Where a line in the listing below contains the word "matplotlib", copy that line.
+++ Supplied records +++
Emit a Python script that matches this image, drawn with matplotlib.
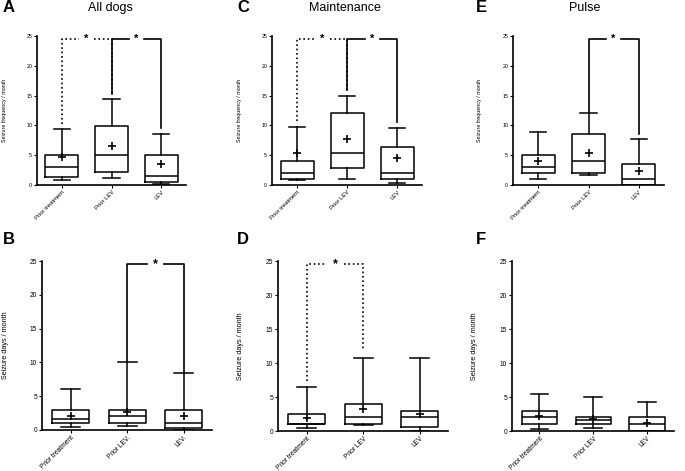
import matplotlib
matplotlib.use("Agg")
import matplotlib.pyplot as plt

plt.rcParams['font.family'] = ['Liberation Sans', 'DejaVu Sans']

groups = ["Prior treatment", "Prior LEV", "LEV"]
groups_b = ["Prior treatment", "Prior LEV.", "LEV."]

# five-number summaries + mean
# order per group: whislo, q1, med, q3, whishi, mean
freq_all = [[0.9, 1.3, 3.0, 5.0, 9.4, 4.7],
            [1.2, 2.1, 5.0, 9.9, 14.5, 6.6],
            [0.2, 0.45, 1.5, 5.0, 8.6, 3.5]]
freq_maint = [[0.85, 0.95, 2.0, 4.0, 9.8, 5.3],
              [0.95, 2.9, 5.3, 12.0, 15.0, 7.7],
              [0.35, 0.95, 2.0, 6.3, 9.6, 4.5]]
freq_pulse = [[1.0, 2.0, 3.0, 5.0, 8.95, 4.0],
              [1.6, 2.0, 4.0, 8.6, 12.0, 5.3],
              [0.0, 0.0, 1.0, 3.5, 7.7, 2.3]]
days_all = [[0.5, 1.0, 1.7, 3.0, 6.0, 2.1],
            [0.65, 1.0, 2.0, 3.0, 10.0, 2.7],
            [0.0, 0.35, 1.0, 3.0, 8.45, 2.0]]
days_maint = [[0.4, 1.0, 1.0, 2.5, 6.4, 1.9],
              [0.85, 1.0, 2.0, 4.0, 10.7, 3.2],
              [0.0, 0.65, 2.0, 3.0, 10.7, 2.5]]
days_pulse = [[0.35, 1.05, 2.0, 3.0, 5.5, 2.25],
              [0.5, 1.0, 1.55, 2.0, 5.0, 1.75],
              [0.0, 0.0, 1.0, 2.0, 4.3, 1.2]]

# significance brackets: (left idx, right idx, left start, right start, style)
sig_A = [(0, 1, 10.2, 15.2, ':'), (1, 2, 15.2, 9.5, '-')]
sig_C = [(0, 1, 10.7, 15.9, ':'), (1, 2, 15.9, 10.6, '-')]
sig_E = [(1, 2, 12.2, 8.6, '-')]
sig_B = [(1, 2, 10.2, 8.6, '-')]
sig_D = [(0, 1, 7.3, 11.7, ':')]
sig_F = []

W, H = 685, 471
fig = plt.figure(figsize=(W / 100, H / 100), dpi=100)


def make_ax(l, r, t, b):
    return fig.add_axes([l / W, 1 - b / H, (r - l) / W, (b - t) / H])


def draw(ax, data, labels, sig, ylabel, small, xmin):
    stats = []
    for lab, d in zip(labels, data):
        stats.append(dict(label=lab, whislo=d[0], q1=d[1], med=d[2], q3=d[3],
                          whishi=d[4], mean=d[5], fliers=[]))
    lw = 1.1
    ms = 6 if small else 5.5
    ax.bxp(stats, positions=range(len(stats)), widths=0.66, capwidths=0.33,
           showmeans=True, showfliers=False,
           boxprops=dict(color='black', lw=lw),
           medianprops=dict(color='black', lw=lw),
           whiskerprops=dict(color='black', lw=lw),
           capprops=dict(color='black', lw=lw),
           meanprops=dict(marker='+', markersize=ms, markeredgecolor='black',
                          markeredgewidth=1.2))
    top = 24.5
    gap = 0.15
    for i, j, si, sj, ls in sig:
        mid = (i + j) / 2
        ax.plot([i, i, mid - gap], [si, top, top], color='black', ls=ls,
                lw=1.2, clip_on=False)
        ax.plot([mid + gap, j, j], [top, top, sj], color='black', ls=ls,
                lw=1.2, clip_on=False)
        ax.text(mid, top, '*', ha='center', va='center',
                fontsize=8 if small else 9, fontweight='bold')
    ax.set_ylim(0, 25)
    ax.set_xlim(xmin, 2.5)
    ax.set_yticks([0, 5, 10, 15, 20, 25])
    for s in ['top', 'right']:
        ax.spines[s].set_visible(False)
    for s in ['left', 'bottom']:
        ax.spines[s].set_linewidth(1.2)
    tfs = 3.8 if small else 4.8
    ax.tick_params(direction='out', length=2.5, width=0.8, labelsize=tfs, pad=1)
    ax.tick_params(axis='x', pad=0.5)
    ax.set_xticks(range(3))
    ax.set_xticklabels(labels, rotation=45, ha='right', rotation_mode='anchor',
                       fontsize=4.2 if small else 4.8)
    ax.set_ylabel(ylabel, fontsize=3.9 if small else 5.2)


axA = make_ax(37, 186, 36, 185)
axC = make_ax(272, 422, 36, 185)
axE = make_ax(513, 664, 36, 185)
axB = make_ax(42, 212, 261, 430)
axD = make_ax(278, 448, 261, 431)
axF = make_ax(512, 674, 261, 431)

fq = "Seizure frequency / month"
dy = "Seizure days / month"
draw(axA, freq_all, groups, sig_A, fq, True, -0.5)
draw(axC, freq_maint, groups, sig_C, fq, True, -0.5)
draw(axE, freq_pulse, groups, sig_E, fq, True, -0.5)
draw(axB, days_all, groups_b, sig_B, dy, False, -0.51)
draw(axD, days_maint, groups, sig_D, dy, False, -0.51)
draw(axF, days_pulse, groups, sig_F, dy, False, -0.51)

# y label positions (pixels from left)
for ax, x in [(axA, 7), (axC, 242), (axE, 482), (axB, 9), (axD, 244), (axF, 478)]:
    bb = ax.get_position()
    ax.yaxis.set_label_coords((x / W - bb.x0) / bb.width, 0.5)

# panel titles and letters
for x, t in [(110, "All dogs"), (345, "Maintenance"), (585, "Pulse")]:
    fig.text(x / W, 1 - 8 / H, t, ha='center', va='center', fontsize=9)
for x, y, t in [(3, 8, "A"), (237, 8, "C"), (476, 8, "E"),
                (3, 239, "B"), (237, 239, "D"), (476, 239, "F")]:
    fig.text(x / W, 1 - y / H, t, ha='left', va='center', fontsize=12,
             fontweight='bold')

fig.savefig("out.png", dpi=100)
+++
+++ Supplied records +++
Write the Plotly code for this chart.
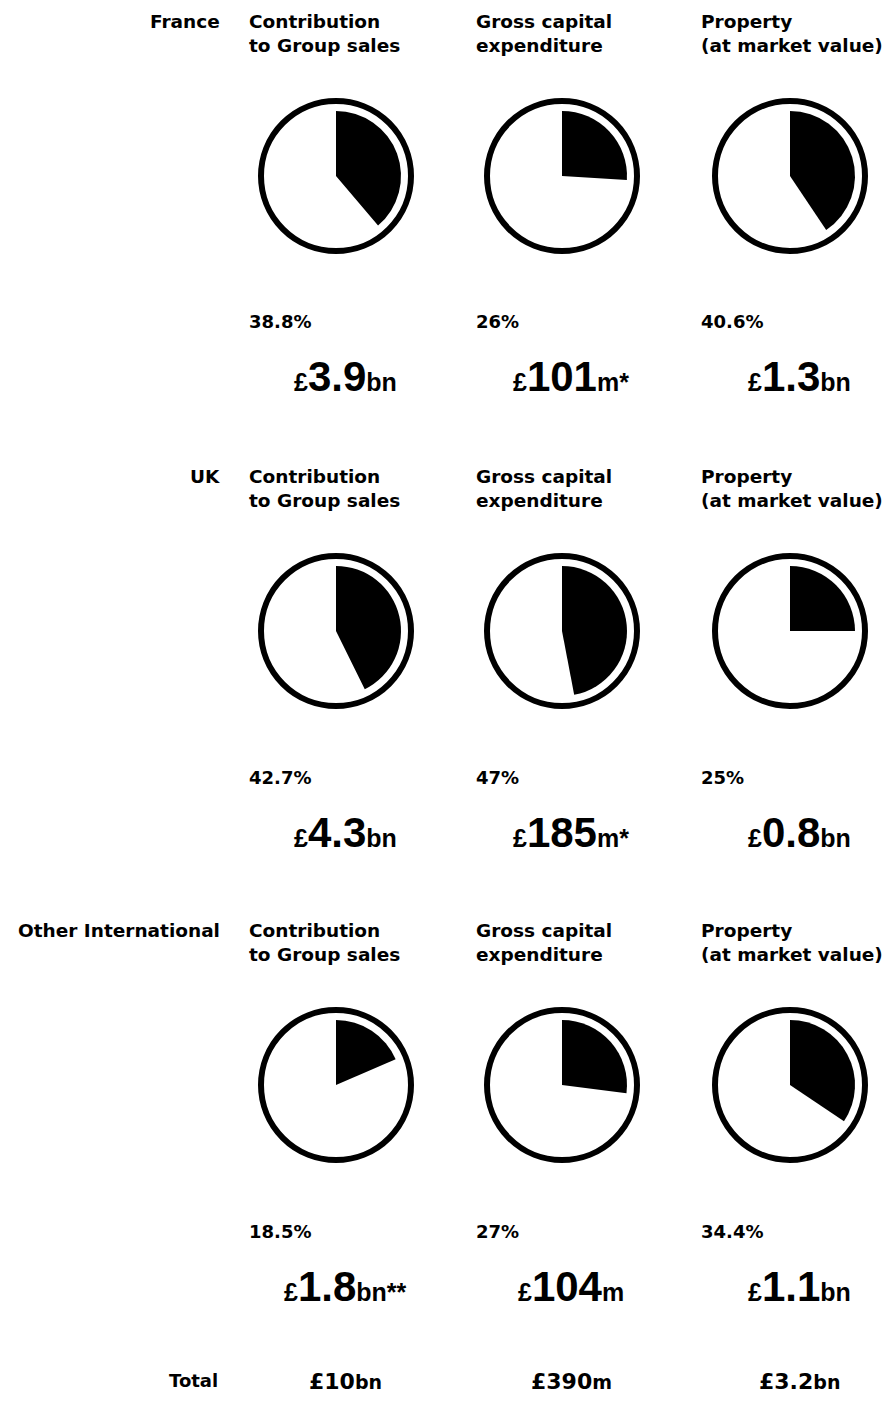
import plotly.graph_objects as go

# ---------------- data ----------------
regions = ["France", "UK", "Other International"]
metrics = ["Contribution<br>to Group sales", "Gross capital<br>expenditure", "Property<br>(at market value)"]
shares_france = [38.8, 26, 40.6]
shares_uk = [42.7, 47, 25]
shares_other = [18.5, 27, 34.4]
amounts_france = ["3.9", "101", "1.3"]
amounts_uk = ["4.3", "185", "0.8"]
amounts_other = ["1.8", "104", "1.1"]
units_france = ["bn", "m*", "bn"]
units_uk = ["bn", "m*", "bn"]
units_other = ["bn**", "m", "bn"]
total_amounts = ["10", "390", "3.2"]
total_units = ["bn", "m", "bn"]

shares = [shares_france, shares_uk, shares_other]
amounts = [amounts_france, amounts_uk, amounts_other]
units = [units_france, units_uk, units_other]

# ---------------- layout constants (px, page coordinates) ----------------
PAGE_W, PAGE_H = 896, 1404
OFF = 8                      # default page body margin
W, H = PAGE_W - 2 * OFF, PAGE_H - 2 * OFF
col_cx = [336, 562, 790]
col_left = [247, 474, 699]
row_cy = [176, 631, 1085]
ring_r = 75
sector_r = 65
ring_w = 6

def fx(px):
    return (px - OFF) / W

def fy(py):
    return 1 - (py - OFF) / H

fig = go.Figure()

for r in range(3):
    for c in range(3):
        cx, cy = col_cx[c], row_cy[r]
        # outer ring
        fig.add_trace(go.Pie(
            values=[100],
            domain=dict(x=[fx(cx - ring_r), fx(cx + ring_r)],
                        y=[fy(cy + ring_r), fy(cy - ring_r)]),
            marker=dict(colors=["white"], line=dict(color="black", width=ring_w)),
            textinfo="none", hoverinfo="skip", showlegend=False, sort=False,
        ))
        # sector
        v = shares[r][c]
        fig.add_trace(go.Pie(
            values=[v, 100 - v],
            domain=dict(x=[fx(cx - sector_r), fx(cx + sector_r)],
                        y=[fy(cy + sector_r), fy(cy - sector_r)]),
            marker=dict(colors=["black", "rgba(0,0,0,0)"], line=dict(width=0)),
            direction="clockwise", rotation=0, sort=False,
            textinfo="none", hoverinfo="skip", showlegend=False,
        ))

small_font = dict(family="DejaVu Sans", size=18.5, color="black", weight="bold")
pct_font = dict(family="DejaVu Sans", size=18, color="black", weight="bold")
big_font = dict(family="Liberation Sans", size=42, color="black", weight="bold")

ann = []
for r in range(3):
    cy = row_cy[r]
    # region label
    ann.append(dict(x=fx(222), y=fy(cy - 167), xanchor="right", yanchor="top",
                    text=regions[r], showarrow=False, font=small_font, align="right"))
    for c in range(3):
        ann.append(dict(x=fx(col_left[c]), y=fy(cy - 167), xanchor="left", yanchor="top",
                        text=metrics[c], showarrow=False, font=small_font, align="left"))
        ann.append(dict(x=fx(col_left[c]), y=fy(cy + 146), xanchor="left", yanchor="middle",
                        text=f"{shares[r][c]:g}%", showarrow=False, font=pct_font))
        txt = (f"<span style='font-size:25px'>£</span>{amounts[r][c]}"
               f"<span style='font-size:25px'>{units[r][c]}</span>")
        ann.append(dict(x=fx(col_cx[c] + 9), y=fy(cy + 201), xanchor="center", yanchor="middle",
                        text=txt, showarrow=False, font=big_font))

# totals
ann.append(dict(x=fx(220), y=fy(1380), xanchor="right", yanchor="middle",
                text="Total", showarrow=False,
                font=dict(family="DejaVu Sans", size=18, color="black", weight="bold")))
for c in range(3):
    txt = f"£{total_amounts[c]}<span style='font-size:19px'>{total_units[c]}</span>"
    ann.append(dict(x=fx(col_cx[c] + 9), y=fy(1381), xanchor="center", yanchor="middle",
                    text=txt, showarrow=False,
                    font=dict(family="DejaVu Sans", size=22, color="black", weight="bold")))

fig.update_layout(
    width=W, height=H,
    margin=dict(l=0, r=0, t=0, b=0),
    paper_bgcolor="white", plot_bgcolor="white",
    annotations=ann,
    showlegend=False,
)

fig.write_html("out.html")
+++
▸ Result
Emit a Python script that matches this image, drawn with matplotlib.
import matplotlib
matplotlib.use("Agg")
import matplotlib.pyplot as plt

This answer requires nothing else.